• [Exercise objective]: Below is a listing; write it out exactly and drop any images from it.

------ Dataset extract

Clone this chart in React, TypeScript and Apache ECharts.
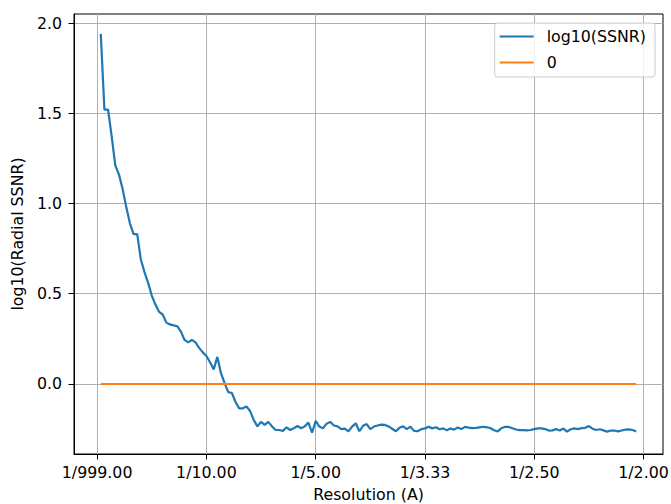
import React, { useEffect, useRef } from "react";
import * as echarts from "echarts";

const seriesNames = ["log10(SSNR)", "0"];

// log10 of radial SSNR, one value per radial sample (sample 1 .. 148)
const ssnrLog10 = [
  1.94, 1.52, 1.52, 1.37, 1.21, 1.16, 1.08, 0.98, 0.89, 0.83, 0.83, 0.69,
  0.62, 0.56, 0.49, 0.44, 0.4, 0.385, 0.34, 0.33, 0.325, 0.32, 0.29, 0.244,
  0.23, 0.244, 0.23, 0.2, 0.175, 0.155, 0.12, 0.08, 0.15, 0.06, 0.005, -0.045,
  -0.05, -0.1, -0.135, -0.135, -0.125, -0.15, -0.2, -0.235, -0.21, -0.227, -0.21, -0.235,
  -0.255, -0.255, -0.26, -0.24, -0.255, -0.245, -0.233, -0.245, -0.235, -0.214, -0.27, -0.205,
  -0.236, -0.246, -0.22, -0.21, -0.23, -0.235, -0.25, -0.247, -0.262, -0.236, -0.218, -0.262,
  -0.232, -0.222, -0.25, -0.236, -0.23, -0.225, -0.227, -0.235, -0.248, -0.262, -0.243, -0.235,
  -0.25, -0.237, -0.26, -0.262, -0.25, -0.246, -0.237, -0.246, -0.24, -0.251, -0.246, -0.257,
  -0.247, -0.253, -0.241, -0.25, -0.238, -0.242, -0.245, -0.243, -0.24, -0.237, -0.24, -0.245,
  -0.256, -0.263, -0.245, -0.237, -0.238, -0.245, -0.252, -0.256, -0.256, -0.257, -0.255, -0.25,
  -0.246, -0.246, -0.25, -0.258, -0.257, -0.25, -0.258, -0.247, -0.264, -0.251, -0.246, -0.25,
  -0.245, -0.243, -0.233, -0.248, -0.255, -0.251, -0.257, -0.264, -0.258, -0.258, -0.263, -0.258,
  -0.253, -0.252, -0.255, -0.263,
];

// the horizontal reference line (value 0) spans the same samples
const zeroLineValue = 0;

const xTickPositions = [0, 30, 60, 90, 120, 150];
const xTickLabels = ["1/999.00", "1/10.00", "1/5.00", "1/3.33", "1/2.50", "1/2.00"];
const yTickValues = [0, 0.5, 1, 1.5, 2];
const yTickLabels = ["0.0", "0.5", "1.0", "1.5", "2.0"];

const FONT = "DejaVu Sans";
const FS = 15.8;

export default function App() {
  const ref = useRef<HTMLDivElement>(null);

  useEffect(() => {
    if (!ref.current) return;
    const chart = echarts.init(ref.current, undefined, { renderer: "svg" });

    const ssnrData = ssnrLog10.map((v, i) => [i + 1, v]);
    const zeroData = [
      [1, zeroLineValue],
      [ssnrLog10.length, zeroLineValue],
    ];

    chart.setOption({
      animation: false,
      backgroundColor: "#ffffff",
      textStyle: { fontFamily: FONT },
      grid: {
        left: 74,
        right: 8,
        top: 14,
        bottom: 50,
        show: true,
        borderColor: "#000000",
        borderWidth: 1,
        backgroundColor: "#ffffff",
        outerBoundsMode: "none",
      },
      legend: {
        data: seriesNames,
        orient: "vertical",
        right: 16,
        top: 23,
        icon: "rect",
        itemWidth: 34,
        itemHeight: 2,
        itemGap: 7,
        padding: [4, 9, 5, 5],
        backgroundColor: "rgba(255,255,255,0.8)",
        borderColor: "#cccccc",
        borderWidth: 1,
        borderRadius: 3,
        textStyle: {
          fontFamily: FONT,
          fontSize: FS,
          color: "#000000",
          lineHeight: 19,
          padding: [0, 0, 0, 8],
        },
      },
      xAxis: {
        type: "value",
        min: -6.35,
        max: 155.35,
        name: "Resolution (A)",
        nameLocation: "middle",
        nameGap: 32,
        nameTextStyle: { fontFamily: FONT, fontSize: FS, color: "#000000" },
        axisLine: { show: true, onZero: false, lineStyle: { color: "#000000", width: 1 } },
        axisTick: {
          show: true,
          inside: false,
          length: 5.5,
          customValues: xTickPositions,
          lineStyle: { color: "#000000", width: 1 },
        },
        axisLabel: {
          show: true,
          margin: 10,
          customValues: xTickPositions,
          fontFamily: FONT,
          fontSize: FS,
          color: "#000000",
          formatter: (v: number) => {
            const k = xTickPositions.indexOf(Math.round(v));
            return k >= 0 ? xTickLabels[k] : "";
          },
        },
        splitLine: { show: true, lineStyle: { color: "#b0b0b0", width: 1 } },
      },
      yAxis: {
        type: "value",
        min: -0.388,
        max: 2.05,
        name: "log10(Radial SSNR)",
        nameLocation: "middle",
        nameGap: 46,
        nameTextStyle: { fontFamily: FONT, fontSize: FS, color: "#000000" },
        axisLine: { show: true, onZero: false, lineStyle: { color: "#000000", width: 1 } },
        axisTick: {
          show: true,
          inside: false,
          length: 5.5,
          customValues: yTickValues,
          lineStyle: { color: "#000000", width: 1 },
        },
        axisLabel: {
          show: true,
          margin: 12,
          customValues: yTickValues,
          fontFamily: FONT,
          fontSize: FS,
          color: "#000000",
          formatter: (v: number) => {
            const k = yTickValues.findIndex((t) => Math.abs(t - v) < 1e-6);
            return k >= 0 ? yTickLabels[k] : "";
          },
        },
        splitLine: { show: true, lineStyle: { color: "#b0b0b0", width: 1 } },
      },
      series: [
        {
          name: seriesNames[0],
          type: "line",
          data: ssnrData,
          symbol: "none",
          color: "#1f77b4",
          lineStyle: { color: "#1f77b4", width: 2.2 },
          z: 3,
        },
        {
          name: seriesNames[1],
          type: "line",
          data: zeroData,
          symbol: "none",
          color: "#ff7f0e",
          lineStyle: { color: "#ff7f0e", width: 2.2 },
          z: 4,
        },
      ],
    });

    return () => chart.dispose();
  }, []);

  return (
    <div
      ref={ref}
      style={{ position: "fixed", left: 0, top: 0, width: 671, height: 504 }}
    />
  );
}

------------

• [Answer for this exercise]:
Clone this chart in React, TypeScript and Apache ECharts.
import React, { useEffect, useRef } from "react";
import * as echarts from "echarts";

const seriesNames = ["log10(SSNR)", "0"];

// log10 of radial SSNR, one value per radial sample (sample 1 .. 148)
const ssnrLog10 = [
  1.94, 1.52, 1.52, 1.37, 1.21, 1.16, 1.08, 0.98, 0.89, 0.83, 0.83, 0.69,
  0.62, 0.56, 0.49, 0.44, 0.4, 0.385, 0.34, 0.33, 0.325, 0.32, 0.29, 0.244,
  0.23, 0.244, 0.23, 0.2, 0.175, 0.155, 0.12, 0.08, 0.15, 0.06, 0.005, -0.045,
  -0.05, -0.1, -0.135, -0.135, -0.125, -0.15, -0.2, -0.235, -0.21, -0.227, -0.21, -0.235,
  -0.255, -0.255, -0.26, -0.24, -0.255, -0.245, -0.233, -0.245, -0.235, -0.214, -0.27, -0.205,
  -0.236, -0.246, -0.22, -0.21, -0.23, -0.235, -0.25, -0.247, -0.262, -0.236, -0.218, -0.262,
  -0.232, -0.222, -0.25, -0.236, -0.23, -0.225, -0.227, -0.235, -0.248, -0.262, -0.243, -0.235,
  -0.25, -0.237, -0.26, -0.262, -0.25, -0.246, -0.237, -0.246, -0.24, -0.251, -0.246, -0.257,
  -0.247, -0.253, -0.241, -0.25, -0.238, -0.242, -0.245, -0.243, -0.24, -0.237, -0.24, -0.245,
  -0.256, -0.263, -0.245, -0.237, -0.238, -0.245, -0.252, -0.256, -0.256, -0.257, -0.255, -0.25,
  -0.246, -0.246, -0.25, -0.258, -0.257, -0.25, -0.258, -0.247, -0.264, -0.251, -0.246, -0.25,
  -0.245, -0.243, -0.233, -0.248, -0.255, -0.251, -0.257, -0.264, -0.258, -0.258, -0.263, -0.258,
  -0.253, -0.252, -0.255, -0.263,
];

// the horizontal reference line (value 0) spans the same samples
const zeroLineValue = 0;

const xTickPositions = [0, 30, 60, 90, 120, 150];
const xTickLabels = ["1/999.00", "1/10.00", "1/5.00", "1/3.33", "1/2.50", "1/2.00"];
const yTickValues = [0, 0.5, 1, 1.5, 2];
const yTickLabels = ["0.0", "0.5", "1.0", "1.5", "2.0"];

const FONT = "DejaVu Sans";
const FS = 15.8;

export default function App() {
  const ref = useRef<HTMLDivElement>(null);

  useEffect(() => {
    if (!ref.current) return;
    const chart = echarts.init(ref.current, undefined, { renderer: "svg" });

    const ssnrData = ssnrLog10.map((v, i) => [i + 1, v]);
    const zeroData = [
      [1, zeroLineValue],
      [ssnrLog10.length, zeroLineValue],
    ];

    chart.setOption({
      animation: false,
      backgroundColor: "#ffffff",
      textStyle: { fontFamily: FONT },
      grid: {
        left: 74,
        right: 8,
        top: 14,
        bottom: 50,
        show: true,
        borderColor: "#000000",
        borderWidth: 1,
        backgroundColor: "#ffffff",
        outerBoundsMode: "none",
      },
      legend: {
        data: seriesNames,
        orient: "vertical",
        right: 16,
        top: 23,
        icon: "rect",
        itemWidth: 34,
        itemHeight: 2,
        itemGap: 7,
        padding: [4, 9, 5, 5],
        backgroundColor: "rgba(255,255,255,0.8)",
        borderColor: "#cccccc",
        borderWidth: 1,
        borderRadius: 3,
        textStyle: {
          fontFamily: FONT,
          fontSize: FS,
          color: "#000000",
          lineHeight: 19,
          padding: [0, 0, 0, 8],
        },
      },
      xAxis: {
        type: "value",
        min: -6.35,
        max: 155.35,
        name: "Resolution (A)",
        nameLocation: "middle",
        nameGap: 32,
        nameTextStyle: { fontFamily: FONT, fontSize: FS, color: "#000000" },
        axisLine: { show: true, onZero: false, lineStyle: { color: "#000000", width: 1 } },
        axisTick: {
          show: true,
          inside: false,
          length: 5.5,
          customValues: xTickPositions,
          lineStyle: { color: "#000000", width: 1 },
        },
        axisLabel: {
          show: true,
          margin: 10,
          customValues: xTickPositions,
          fontFamily: FONT,
          fontSize: FS,
          color: "#000000",
          formatter: (v: number) => {
            const k = xTickPositions.indexOf(Math.round(v));
            return k >= 0 ? xTickLabels[k] : "";
          },
        },
        splitLine: { show: true, lineStyle: { color: "#b0b0b0", width: 1 } },
      },
      yAxis: {
        type: "value",
        min: -0.388,
        max: 2.05,
        name: "log10(Radial SSNR)",
        nameLocation: "middle",
        nameGap: 46,
        nameTextStyle: { fontFamily: FONT, fontSize: FS, color: "#000000" },
        axisLine: { show: true, onZero: false, lineStyle: { color: "#000000", width: 1 } },
        axisTick: {
          show: true,
          inside: false,
          length: 5.5,
          customValues: yTickValues,
          lineStyle: { color: "#000000", width: 1 },
        },
        axisLabel: {
          show: true,
          margin: 12,
          customValues: yTickValues,
          fontFamily: FONT,
          fontSize: FS,
          color: "#000000",
          formatter: (v: number) => {
            const k = yTickValues.findIndex((t) => Math.abs(t - v) < 1e-6);
            return k >= 0 ? yTickLabels[k] : "";
          },
        },
        splitLine: { show: true, lineStyle: { color: "#b0b0b0", width: 1 } },
      },
      series: [
        {
          name: seriesNames[0],
          type: "line",
          data: ssnrData,
          symbol: "none",
          color: "#1f77b4",
          lineStyle: { color: "#1f77b4", width: 2.2 },
          z: 3,
        },
        {
          name: seriesNames[1],
          type: "line",
          data: zeroData,
          symbol: "none",
          color: "#ff7f0e",
          lineStyle: { color: "#ff7f0e", width: 2.2 },
          z: 4,
        },
      ],
    });

    return () => chart.dispose();
  }, []);

  return (
    <div
      ref={ref}
      style={{ position: "fixed", left: 0, top: 0, width: 671, height: 504 }}
    />
  );
}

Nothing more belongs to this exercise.